- Written instruction: Output exactly the lines from the line containing "Give me the matplotlib source for this chart." through the line containing "txt = '#404040'", inclusive, and omit any pictures.

- Data entries:
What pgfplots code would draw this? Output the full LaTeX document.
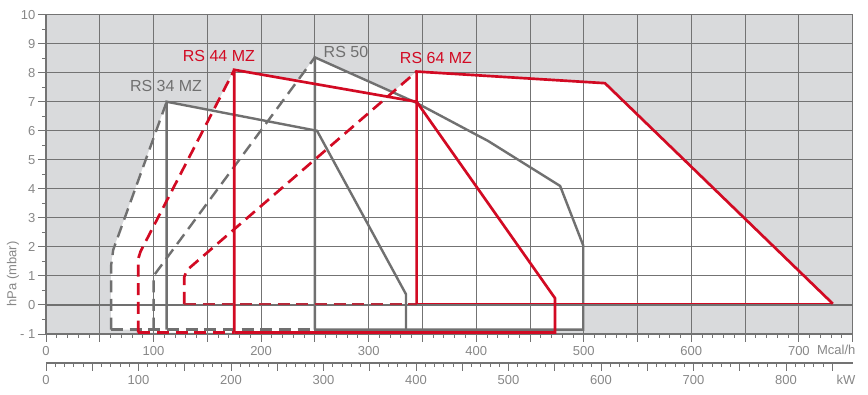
\documentclass[border=0pt]{standalone}
\usepackage{pgfplots}
\pgfplotsset{compat=1.18}
\usepackage{fontspec}
\setmainfont{Liberation Sans}
\definecolor{bg}{RGB}{217,218,220}
\definecolor{gridc}{RGB}{115,115,115}
\definecolor{lgray}{RGB}{112,112,112}
\definecolor{rred}{RGB}{210,10,35}
\definecolor{tickc}{RGB}{135,135,135}
\begin{document}
\begin{tikzpicture}
\useasboundingbox (-34.5pt,-45.75pt) rectangle (616.5pt,250.5pt);
% background axis: gray field with white working areas
\begin{axis}[
  scale only axis, width=605pt, height=239.5pt,
  at={(0pt,0pt)}, anchor=south west,
  xmin=0, xmax=750, ymin=-1, ymax=10,
  xtick=\empty, ytick=\empty,
  axis line style={draw=none},
  axis background/.style={fill=bg},
]
\addplot[fill=white, draw=none] coordinates {(60.5,-0.85) (60.5,1.35) (62.5,1.9) (112.2,7.0) (252,6.0) (334.7,0.37) (334.7,-0.85)} -- cycle;
\addplot[fill=white, draw=none] coordinates {(85.8,-0.95) (85.8,1.6) (88,1.85) (175.1,8.1) (344.6,7.0) (473.3,0.23) (473.3,-0.95)} -- cycle;
\addplot[fill=white, draw=none] coordinates {(100,-0.85) (100,1.0) (250,8.53) (344,6.97) (411,5.65) (478,4.1) (499.5,2.05) (499.5,-0.85)} -- cycle;
\addplot[fill=white, draw=none] coordinates {(128.6,0.04) (128.6,0.97) (131,1.2) (344.6,8.04) (519.7,7.64) (731.6,0.04)} -- cycle;
\end{axis}
% main axis: grid, ticks and curves
\begin{axis}[
  scale only axis, width=605pt, height=239.5pt,
  at={(0pt,0pt)}, anchor=south west,
  xmin=0, xmax=750, ymin=-1, ymax=10,
  xtick={0,50,...,750}, xticklabels={0,,100,,200,,300,,400,,500,,600,,700,},
  minor x tick num=4,
  ytick={-1,0,...,10}, yticklabels={- 1,0,1,2,3,4,5,6,7,8,9,10},
  minor y tick num=1,
  tick align=outside, xtick pos=bottom, ytick pos=left,
  major tick length=6pt, minor tick length=3pt,
  grid=major, grid style={color=gridc, line width=0.7pt},
  axis line style={color=gridc, line width=1pt},
  tick style={color=gridc, line width=0.7pt},
  ticklabel style={font=\fontsize{9.75}{11}\selectfont, text=tickc},
  yticklabel style={xshift=1.5pt},
  /pgf/number format/assume math mode=true,
  clip mode=individual,
  extra y ticks={0}, extra y tick labels={},
  extra y tick style={grid style={color=lgray, line width=1.6pt}},
]
% gray series
\addplot[lgray, line width=1.8pt, dash pattern=on 9pt off 5pt] coordinates {(60.5,-0.85) (60.5,1.35) (62.5,1.9) (112.2,7.0)};
\addplot[lgray, line width=1.8pt, dash pattern=on 9pt off 5pt] coordinates {(60.5,-0.85) (250,-0.85)};
\addplot[lgray, line width=1.8pt] coordinates {(112.2,-0.85) (112.2,7.0) (252,6.0) (334.7,0.37) (334.7,-0.85)};
\addplot[lgray, line width=1.8pt, dash pattern=on 9pt off 5pt] coordinates {(100,-0.85) (100,1.0) (250,8.53)};
\addplot[lgray, line width=1.8pt] coordinates {(250,-0.85) (250,8.53) (344,6.97) (411,5.65) (478,4.1) (499.5,2.05) (499.5,-0.85) (250,-0.85)};

% red series
\addplot[rred, line width=2pt, dash pattern=on 9pt off 5pt] coordinates {(85.8,-0.95) (85.8,1.6) (88,1.85) (175.1,8.1)};
\addplot[rred, line width=2pt, dash pattern=on 9pt off 5pt] coordinates {(85.8,-0.95) (175.1,-0.95)};
\addplot[rred, line width=2pt] coordinates {(175.1,-0.95) (175.1,8.1) (344.6,7.0) (473.3,0.23) (473.3,-0.95) (175.1,-0.95)};
\addplot[rred, line width=2pt, dash pattern=on 9pt off 5pt] coordinates {(128.6,0.04) (128.6,0.97) (131,1.2) (344.6,8.04)};
\addplot[rred!70!lgray, line width=1.2pt, dash pattern=on 9pt off 5pt] coordinates {(128.6,0.04) (344.6,0.04)};
\addplot[rred, line width=2pt] coordinates {(344.6,0.04) (344.6,8.04) (519.7,7.64) (731.6,0.04)};
\addplot[rred, line width=0.8pt] coordinates {(344.6,0.04) (731.6,0.04)};

% labels
\node[text=lgray, font=\fontsize{12}{14}\selectfont] at (axis cs:111.6,7.54) {RS 34 MZ};
\node[text=rred, font=\fontsize{12}{14}\selectfont] at (axis cs:160.8,8.56) {RS 44 MZ};
\node[text=lgray, font=\fontsize{12}{14}\selectfont] at (axis cs:278.9,8.73) {RS 50};
\node[text=rred, font=\fontsize{12}{14}\selectfont] at (axis cs:362.6,8.50) {RS 64 MZ};
\node[rotate=90, text=tickc, font=\fontsize{9.75}{11}\selectfont] at ([xshift=-24.75pt]axis cs:0,1.07) {hPa (mbar)};
\node[text=tickc, font=\fontsize{9.75}{11}\selectfont] at ([yshift=-12pt]axis cs:734.8,-1) {Mcal/h};
\end{axis}
\begin{axis}[
  scale only axis, width=605pt, height=20pt,
  at={(0pt,-21.75pt)}, anchor=south west,
  xmin=0, xmax=872.093, ymin=0, ymax=1,
  axis x line*=bottom, axis y line=none,
  x axis line style={color=gridc, line width=1.6pt, -},
  xtick={0,50,...,850}, xticklabels={0,,100,,200,,300,,400,,500,,600,,700,,800,},
  minor x tick num=4,
  tick align=outside,
  major tick length=6pt, minor tick length=3pt,
  tick style={color=gridc, line width=0.7pt},
  ticklabel style={font=\fontsize{9.75}{11}\selectfont, text=tickc},
  clip mode=individual,
]
\addplot[draw=none] coordinates {(0,0)};
\node[text=tickc, font=\fontsize{9.75}{11}\selectfont] at ([yshift=-12.75pt]axis cs:864.8,0) {kW};
\end{axis}
\end{tikzpicture}
\end{document}
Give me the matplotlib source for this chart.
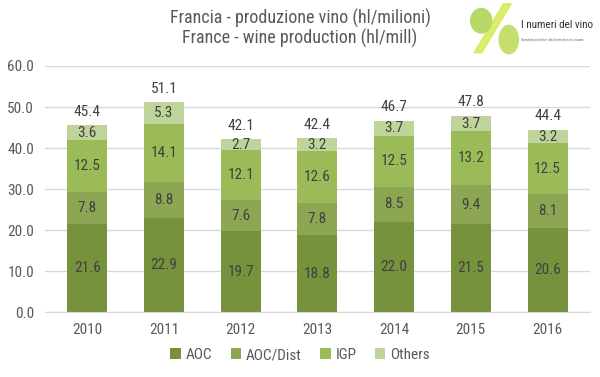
import matplotlib
matplotlib.use('Agg')
import matplotlib.pyplot as plt
from matplotlib.patches import Ellipse, Polygon
import numpy as np

# dati
years = ['2010', '2011', '2012', '2013', '2014', '2015', '2016']
aoc = [21.6, 22.9, 19.7, 18.8, 22.0, 21.5, 20.6]
aoc_dist = [7.8, 8.8, 7.6, 7.8, 8.5, 9.4, 8.1]
igp = [12.5, 14.1, 12.1, 12.6, 12.5, 13.2, 12.5]
others = [3.6, 5.3, 2.7, 3.2, 3.7, 3.7, 3.2]
totals = [45.4, 51.1, 42.1, 42.4, 46.7, 47.8, 44.4]

series = [('AOC', aoc, '#76923C'), ('AOC/Dist', aoc_dist, '#8CA653'),
          ('IGP', igp, '#9BBB59'), ('Others', others, '#BFD49B')]

plt.rcParams['font.family'] = ['Roboto Condensed', 'DejaVu Sans']
txt = '#404040'

fig = plt.figure(figsize=(6, 3.77), dpi=100)
ax = fig.add_axes([0.075, 0.172, 0.908, 0.653])

x = np.arange(len(years))
bottom = np.zeros(len(years))
for name, vals, col in series:
    ax.bar(x, vals, 0.52, bottom=bottom, color=col, label=name, zorder=2)
    for xi, b, v in zip(x, bottom, vals):
        ax.text(xi, b + v / 2, f'{v:.1f}', ha='center', va='center',
                fontsize=11, color=txt, zorder=3)
    bottom += np.array(vals)

for xi, t in zip(x, totals):
    ax.text(xi, bottom[xi] + 1.6, f'{t:.1f}', ha='center', va='bottom',
            fontsize=11, color=txt)

ax.set_ylim(0, 60)
ax.set_yticks(np.arange(0, 61, 10))
ax.set_yticklabels([f'{v:.1f}' for v in np.arange(0, 61, 10)])
ax.set_xlim(-0.55, 6.55)
ax.set_xticks(x)
ax.set_xticklabels(years)
ax.tick_params(axis='both', length=0, labelsize=11, colors='#595959')
ax.tick_params(axis='x', pad=8)
ax.tick_params(axis='y', pad=8)
ax.grid(axis='y', color='#D9D9D9', linewidth=1, zorder=0)
for s in ['top', 'right', 'left']:
    ax.spines[s].set_visible(False)
ax.spines['bottom'].set_color('#D9D9D9')

fig.text(0.5, 0.952, 'Francia - produzione vino (hl/milioni)', ha='center',
         va='center', fontsize=13, color='#595959')
fig.text(0.5, 0.897, 'France - wine production (hl/mill)', ha='center',
         va='center', fontsize=13, color='#595959')

# logo
fig.patches.append(Polygon([[0.79, 0.86], [0.803, 0.86], [0.852, 0.99], [0.839, 0.99]],
                           closed=True, transform=fig.transFigure, color='#D8EC5A', alpha=0.9))
fig.patches.append(Ellipse((0.802, 0.945), 0.035, 0.065, transform=fig.transFigure,
                           color='#B8D86A'))
fig.patches.append(Ellipse((0.848, 0.895), 0.032, 0.075, transform=fig.transFigure,
                           color='#C4DF6E'))
fig.text(0.868, 0.935, 'I numeri del vino', ha='left', va='center',
         fontsize=8, color='#333333')
fig.text(0.868, 0.895, 'Statistiche produttive, dati di mercato e di consumo',
         ha='left', va='center', fontsize=2.2, color='#666666')

leg = fig.legend(loc='center', bbox_to_anchor=(0.5, 0.058), ncol=4, frameon=False,
                 fontsize=11, handlelength=0.7, handleheight=0.7,
                 handletextpad=0.3, columnspacing=1.2)
for t in leg.get_texts():
    t.set_color('#595959')

fig.savefig('out.png', dpi=100)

- Written solution:
Give me the matplotlib source for this chart.
import matplotlib
matplotlib.use('Agg')
import matplotlib.pyplot as plt
from matplotlib.patches import Ellipse, Polygon
import numpy as np

# dati
years = ['2010', '2011', '2012', '2013', '2014', '2015', '2016']
aoc = [21.6, 22.9, 19.7, 18.8, 22.0, 21.5, 20.6]
aoc_dist = [7.8, 8.8, 7.6, 7.8, 8.5, 9.4, 8.1]
igp = [12.5, 14.1, 12.1, 12.6, 12.5, 13.2, 12.5]
others = [3.6, 5.3, 2.7, 3.2, 3.7, 3.7, 3.2]
totals = [45.4, 51.1, 42.1, 42.4, 46.7, 47.8, 44.4]

series = [('AOC', aoc, '#76923C'), ('AOC/Dist', aoc_dist, '#8CA653'),
          ('IGP', igp, '#9BBB59'), ('Others', others, '#BFD49B')]

plt.rcParams['font.family'] = ['Roboto Condensed', 'DejaVu Sans']
txt = '#404040'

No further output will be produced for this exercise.